As for the men of the hour, the new priests made it pretty clear they were wholly dedicated to the Church.

“We physically and spiritually lay down our lives. We were as humble as we could possibly be in front of the Lord,” Fr. Seavey said about the moment of prostration. He likened it somewhat to the Scripture of Ash Wednesday liturgies — from dust to dust — and remembered that as the ordinands died to themselves on that cool church floor, they became something anew: Christ for others.

“I’m very excited to say Mass and hear confessions because I couldn’t do that before. Those are the two things I want to lay my life down for right now,” Fr. Athanasius said. In a matter of hours, he got to offer both.

Fr. Cruz used similar wording. “I’m here for them. I will gladly lay down my life for them,” he said. He’s eager to journey through life with the faithful and not-so-faithful while showing a father’s eternal compassion to both.

Newly ordained Fr. Tim Seavey concelebrates the Eucharist for the first time at his ordination Mass June 3. (Billy Hardiman/CATHOLIC SUN)

The trio of priests found themselves in awe during the Liturgy of the Eucharist. They’ve spent years serving at the altar in various ways, but this time was markedly different.

“When we gathered around the altar, we began the words of the Eucharistic Prayer, I realized I was saying the Eucharistic Prayer for the first time [as a priest]. My sacrifice realized with Christ was to be realized,” Fr. Seavey said. He admitted to an internal cry of joy and surprise.

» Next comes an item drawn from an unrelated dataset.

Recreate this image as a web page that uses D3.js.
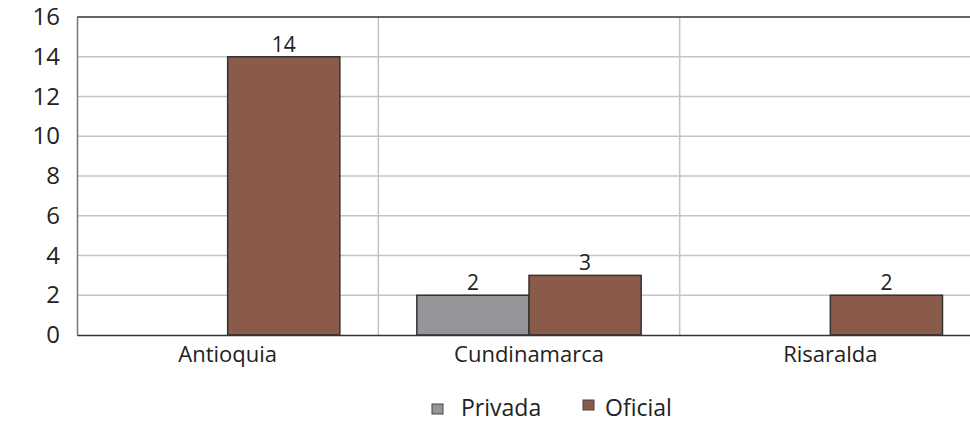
<!DOCTYPE html>
<html>
<head>
<meta charset="utf-8">
<script src="https://cdn.jsdelivr.net/npm/d3@7"></script>
<style>
  body { margin: 0; background: #fff; }
  text { font-family: "Open Sans", "Liberation Sans", sans-serif; fill: #222; }
</style>
</head>
<body>
<div id="chart"></div>
<script>
// data
const CATEGORIES = ["Antioquia", "Cundinamarca", "Risaralda"];
const SERIES = ["Privada", "Oficial"];
const PRIVADA = [0, 2, 0];
const OFICIAL = [14, 3, 2];
const Y_TICKS = [0, 2, 4, 6, 8, 10, 12, 14, 16];
const COLORS = ["#939598", "#8a5b4b"];

const width = 970, height = 422;
const margin = { top: 17, left: 77, bottom: 87, right: -11 };
const innerW = width - margin.left - margin.right;
const innerH = height - margin.top - margin.bottom;

const svg = d3.select("#chart")
    .append("svg")
    .attr("width", width)
    .attr("height", height);

const g = svg.append("g")
    .attr("transform", "translate(" + margin.left + "," + margin.top + ")");

const x0 = d3.scaleBand().domain(CATEGORIES).range([0, innerW]).paddingInner(0).paddingOuter(0);
const x1 = d3.scaleBand().domain(SERIES).range([38.5, x0.bandwidth() - 38.5]);
const y = d3.scaleLinear().domain([0, 16]).range([innerH, 0]);

// horizontal gridlines
g.selectAll(".grid")
    .data(Y_TICKS.filter(function(d) { return d > 0 && d < 16; }))
    .enter()
    .append("line")
    .attr("x1", 0).attr("x2", innerW)
    .attr("y1", function(d) { return y(d); })
    .attr("y2", function(d) { return y(d); })
    .attr("stroke", "#c4c4c4")
    .attr("stroke-width", 1.5);

// vertical category separators
g.selectAll(".sep")
    .data(CATEGORIES.slice(1))
    .enter()
    .append("line")
    .attr("x1", function(d) { return x0(d); })
    .attr("x2", function(d) { return x0(d); })
    .attr("y1", 0).attr("y2", innerH)
    .attr("stroke", "#c4c4c4")
    .attr("stroke-width", 1.5);

// top border
g.append("line")
    .attr("x1", 0).attr("x2", innerW)
    .attr("y1", 0).attr("y2", 0)
    .attr("stroke", "#333").attr("stroke-width", 1.5);

const rows = CATEGORIES.map(function(c, i) {
    return { cat: c, vals: [PRIVADA[i], OFICIAL[i]] };
});

const groups = g.selectAll(".grp")
    .data(rows)
    .enter()
    .append("g")
    .attr("transform", function(d) { return "translate(" + x0(d.cat) + ",0)"; });

const bars = groups.selectAll("g.bar")
    .data(function(d) {
        return d.vals.map(function(v, i) { return { s: SERIES[i], v: v, i: i }; })
            .filter(function(b) { return b.v > 0; });
    })
    .enter()
    .append("g");

bars.append("rect")
    .attr("x", function(d) { return x1(d.s); })
    .attr("y", function(d) { return y(d.v); })
    .attr("width", x1.bandwidth())
    .attr("height", function(d) { return y(0) - y(d.v); })
    .attr("fill", function(d) { return COLORS[d.i]; })
    .attr("stroke", "#333")
    .attr("stroke-width", 1.5);

bars.append("text")
    .attr("x", function(d) { return x1(d.s) + x1.bandwidth() / 2; })
    .attr("y", function(d) { return y(d.v) - 5; })
    .attr("text-anchor", "middle")
    .style("font-size", "21px")
    .text(function(d) { return d.v; });

// y axis
const yAxis = g.append("g")
    .call(d3.axisLeft(y).tickValues(Y_TICKS).tickSize(0).tickPadding(17));
yAxis.select(".domain").attr("stroke", "#777").attr("stroke-width", 1.5);
yAxis.selectAll("text")
    .style("font-size", "24px")
    .style("font-family", "'Open Sans', sans-serif")
    .attr("fill", "#222");

// x axis
const xAxis = g.append("g")
    .attr("transform", "translate(0," + innerH + ")")
    .call(d3.axisBottom(x0).tickSize(0).tickPadding(11));
xAxis.select(".domain").attr("stroke", "#333").attr("stroke-width", 1.5);
xAxis.selectAll("text")
    .style("font-size", "22px")
    .style("font-family", "'Open Sans', sans-serif")
    .attr("fill", "#222");

// legend
const legendX = [432, 583];
const legend = svg.selectAll(".leg")
    .data(SERIES)
    .enter()
    .append("g")
    .attr("transform", function(d, i) { return "translate(" + legendX[i] + ",402)"; });

legend.append("rect")
    .attr("x", 0)
    .attr("y", function(d, i) { return i === 0 ? 2 : -2; })
    .attr("width", 11).attr("height", 10)
    .attr("fill", function(d, i) { return COLORS[i]; })
    .attr("stroke", "#444");

legend.append("text")
    .attr("x", function(d, i) { return i === 0 ? 29 : 22; })
    .attr("y", 14)
    .style("font-size", "23px")
    .text(function(d) { return d; });
</script>
</body>
</html>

He found it a special moment invoking the names of some of the saints. Remembering that it’s the same Mass that’s been offered since the Last Supper and since Calvary, made it even more special.

Fr. Athanasius agreed. “You go through the whole rite. You think about the laying on of hands. You think about the anointing of hands. Then you get to the altar and you’re a priest now and it’s about the Eucharist.”

The priests shared the prayers of consecration and helped distribute Communion to the Masses. By the time Bishop Olmsted offered a few closing remarks and the long procession outdoors neared its end, applause, cheers and smiles filled the entire Church. It was a weekend to celebrate the gifts of the Holy Spirit and the diocese’s newest priests will multiply them all throughout their ministry.

“The graces of holy orders are real. It’s so amazing,” Fr. Cruz said.